IBM Announces Telum II Processor and Spyre Accelerator
Christian Jacobi, IBM Fellow and CTO of IBM Systems Development, describes how the Telum II processor and Spyre accelerator will help scale artificial intelligence capabilities on the mainframe
When it comes to artificial intelligence (AI), keeping up means scaling up, and IBM recently announced new hardware advances to help mainframe clients do just that.
IBM Telum II Chip and Spyre Accelerator
The IBM Telum II processor and complementary Spyre accelerator promise to enhance the use of AI directly on the mainframe as organizations increasingly apply the technology to transactions. Announced at the Hot Chips 2024 conference in Palo Alto, California, last month, the unveiling marked “a big, big milestone in a very large project,” says Christian Jacobi, IBM Fellow and CTO of IBM Systems Development. “We have 800 or so engineers working on a chip like this.”
In product literature, IBM says the Telum II brings a “40% increase in cache and a coherently attached data processing unit (DPU), potentially improving performance by up to 70% across key system components.” The Spyre accelerator, for its part, was designed to provide additional AI compute when paired with the Telum II, which will be incorporated into a new, yet-to-be-announced system set for release next year, Jacobi explains.
AI on the Mainframe
The original Telum microprocessor brought AI for transaction processing to the IBM mainframe for the first time as part of the IBM z16 system in 2022. Altogether, IBM mainframes handle 70% of the world’s transactions, according to the company.
“IBM Z and LinuxONE mainframe systems are important cornerstones in the IT infrastructure of many of the largest enterprises and governments. We run massive amounts of data and transaction volume through those systems,” Jacobi says.
He adds that bringing AI directly onto the mainframe increases efficiency by eliminating the data movement that would be required if bits had to be sent to a separate computer for AI tasks. “And that is just incredibly energy efficient compared to taking that data, sending it across a network to a separate computer that has a bunch of GPUs that then perform that work,” Jacobi says. “Worldwide, we’re seeing a strong push for energy efficiency and a big concern around energy efficiency of AI.”
With the Spyre accelerator, large language models (LLMs) can now be used directly on the mainframe. “We did not have that before,” Jacobi says.
“We designed Spyre as a dedicated accelerator optimized for these kinds of models,” he says. Combining large and small models “is what we call ensemble AI, where you use a small model for a first pass and then you do a second pass on a larger model, but not with all the transactions, only a subset of the transactions.”
He adds that, beyond security, other use cases for AI on the mainframe include code modernization and enhanced understanding of complex code and the behavior of systems.
A Surge in AI Demand
As IBM rolls out its latest advances, it expects AI-driven computational needs to surge in the coming years.
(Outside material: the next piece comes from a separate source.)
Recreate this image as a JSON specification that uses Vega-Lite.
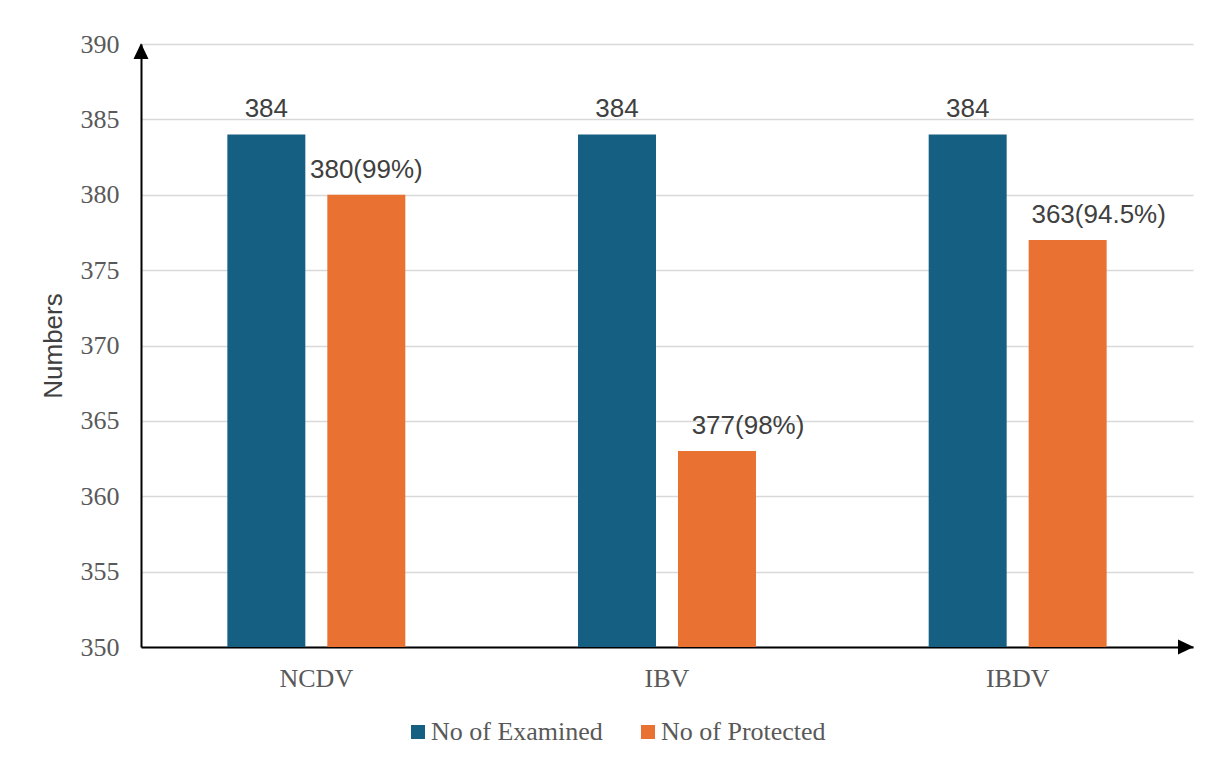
{
  "$schema": "https://vega.github.io/schema/vega-lite/v6.json",
  "width": 1052,
  "height": 603,
  "autosize": {"type": "none"},
  "padding": {"left": 141, "top": 44, "right": 20, "bottom": 118},
  "background": "white",
  "config": {
    "view": {"stroke": null},
    "axis": {"labelFont": "Liberation Serif", "labelFontSize": 26, "labelColor": "#595959", "ticks": false}
  },
  "data": {
    "values": [
      {"virus": "NCDV", "series": "No of Examined", "value": 384, "label": "384"},
      {"virus": "NCDV", "series": "No of Protected", "value": 380, "label": "380(99%)"},
      {"virus": "IBV", "series": "No of Examined", "value": 384, "label": "384"},
      {"virus": "IBV", "series": "No of Protected", "value": 363, "label": "377(98%)"},
      {"virus": "IBDV", "series": "No of Examined", "value": 384, "label": "384"},
      {"virus": "IBDV", "series": "No of Protected", "value": 377, "label": "363(94.5%)"}
    ]
  },
  "layer": [
    {
      "mark": {"type": "bar", "clip": true},
      "encoding": {
        "x": {
          "field": "virus", "type": "nominal", "sort": ["NCDV", "IBV", "IBDV"],
          "scale": {"paddingInner": 0.4925, "paddingOuter": 0.24625},
          "axis": {"title": null, "labelAngle": 0, "labelPadding": 18, "domainColor": "#000000", "domainWidth": 2, "grid": false, "labelFont": "Liberation Serif"}
        },
        "xOffset": {"field": "series", "type": "nominal", "sort": ["No of Examined", "No of Protected"], "scale": {"paddingInner": 0.22, "paddingOuter": 0}},
        "y": {
          "field": "value", "type": "quantitative",
          "scale": {"domain": [350, 390], "nice": false, "zero": false},
          "axis": {
            "title": "Numbers", "titleFont": "Liberation Sans", "titleFontSize": 26, "titleFontWeight": "normal", "titleColor": "#404040", "titlePadding": 14,
            "values": [350, 355, 360, 365, 370, 375, 380, 385, 390], "labelPadding": 22,
            "labelFont": "Liberation Serif", "labelFontSize": 26, "labelColor": "#595959",
            "domainColor": "#000000", "domainWidth": 2, "grid": true, "gridColor": "#d9d9d9", "gridWidth": 1.5
          }
        },
        "y2": {"datum": 350},
        "color": {
          "field": "series", "type": "nominal",
          "scale": {"domain": ["No of Examined", "No of Protected"], "range": ["#156082", "#E97132"]},
          "legend": {
            "title": null, "orient": "none", "direction": "horizontal", "legendX": 264, "legendY": 675,
            "symbolType": "square", "symbolSize": 196, "symbolStrokeWidth": 0, "labelOffset": 0, "columnPadding": 32,
            "labelFont": "Liberation Serif", "labelFontSize": 26, "labelColor": "#595959", "labelLimit": 400
          }
        }
      }
    },
    {
      "transform": [{"filter": "datum.series === 'No of Examined' || datum.virus === 'NCDV'"}],
      "mark": {"type": "text", "font": "Liberation Sans", "fontSize": 26, "color": "#404040", "baseline": "alphabetic", "dy": -17},
      "encoding": {
        "x": {"field": "virus", "type": "nominal", "sort": ["NCDV", "IBV", "IBDV"]},
        "xOffset": {"field": "series", "type": "nominal", "sort": ["No of Examined", "No of Protected"]},
        "y": {"field": "value", "type": "quantitative"},
        "text": {"field": "label"}
      }
    },
    {
      "transform": [{"filter": "datum.series === 'No of Protected' && datum.virus !== 'NCDV'"}],
      "mark": {"type": "text", "font": "Liberation Sans", "fontSize": 26, "color": "#404040", "baseline": "alphabetic", "dy": -17, "dx": 31},
      "encoding": {
        "x": {"field": "virus", "type": "nominal", "sort": ["NCDV", "IBV", "IBDV"]},
        "xOffset": {"field": "series", "type": "nominal", "sort": ["No of Examined", "No of Protected"]},
        "y": {"field": "value", "type": "quantitative"},
        "text": {"field": "label"}
      }
    },
    {
      "data": {"values": [{"axis": "y", "pos": 390}]},
      "mark": {"type": "point", "filled": true, "color": "#000000", "opacity": 1, "size": 225, "shape": "M0,-0.1L-1,2L1,2Z"},
      "encoding": {"x": {"value": 0}, "y": {"field": "pos", "type": "quantitative"}}
    },
    {
      "data": {"values": [{"axis": "x", "pos": 350}]},
      "mark": {"type": "point", "filled": true, "color": "#000000", "opacity": 1, "size": 225, "shape": "M0.1,0L-2,-1L-2,1Z"},
      "encoding": {"x": {"value": 1052}, "y": {"field": "pos", "type": "quantitative"}}
    }
  ]
}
Mainframe companies are in various stages of adapting AI into their transactions. “It’s not everything and everywhere, but many of the advanced clients certainly are now pushing the technology pretty hard,” Jacobi says.
The first Telum chip enabled “AI inferencing at the speed of a transaction—like checking for fraud during a credit card swipe—to IBM Z,” notes an IBM blog post announcing the Spyre accelerator. Jacobi explains that the eight-core Telum II improves on its predecessor by enabling any core to not only use its local AI accelerator, but also the pooled AI capacity of eight Telum chips in a processor drawer.
Advanced technologies like the Telum II chip will help satisfy what Goldman Sachs projects to be an AI-driven 160% rise in power demand at data centers by 2030. Meanwhile, the consulting firm McKinsey credits interest in generative AI for “skyrocketing” demand for computational power.
As AI technology grows, its uses evolve. “We’re seeing AI not only being the chatbot where you ask questions, but it’s getting agentic and doing things,” Jacobi says. For an organization, this could include tasks ranging from travel reimbursements to medical image analysis.
The transaction use case is “not the poster child of AI right now,” Jacobi says. “Not a lot of people are writing papers about it, but there’s an incredible amount of value for clients still to harvest that by adding that into the transactions.” As a business-based example, IBM aims to save clients millions of dollars by helping them enlist AI in the fight against transaction fraud.
The technology is also being used for cybersecurity in general. “We know that our clients are adopting AI capabilities for cyber defense and intrusion detection and reaction,” Jacobi says.
Clients know bad actors also have AI capabilities. “The bad guys aren’t stupid and know how to use AI and get better and better. And so, it’s an arms race,” Jacobi says. “Every tool that gets invented gets used on both sides, and AI is no different.”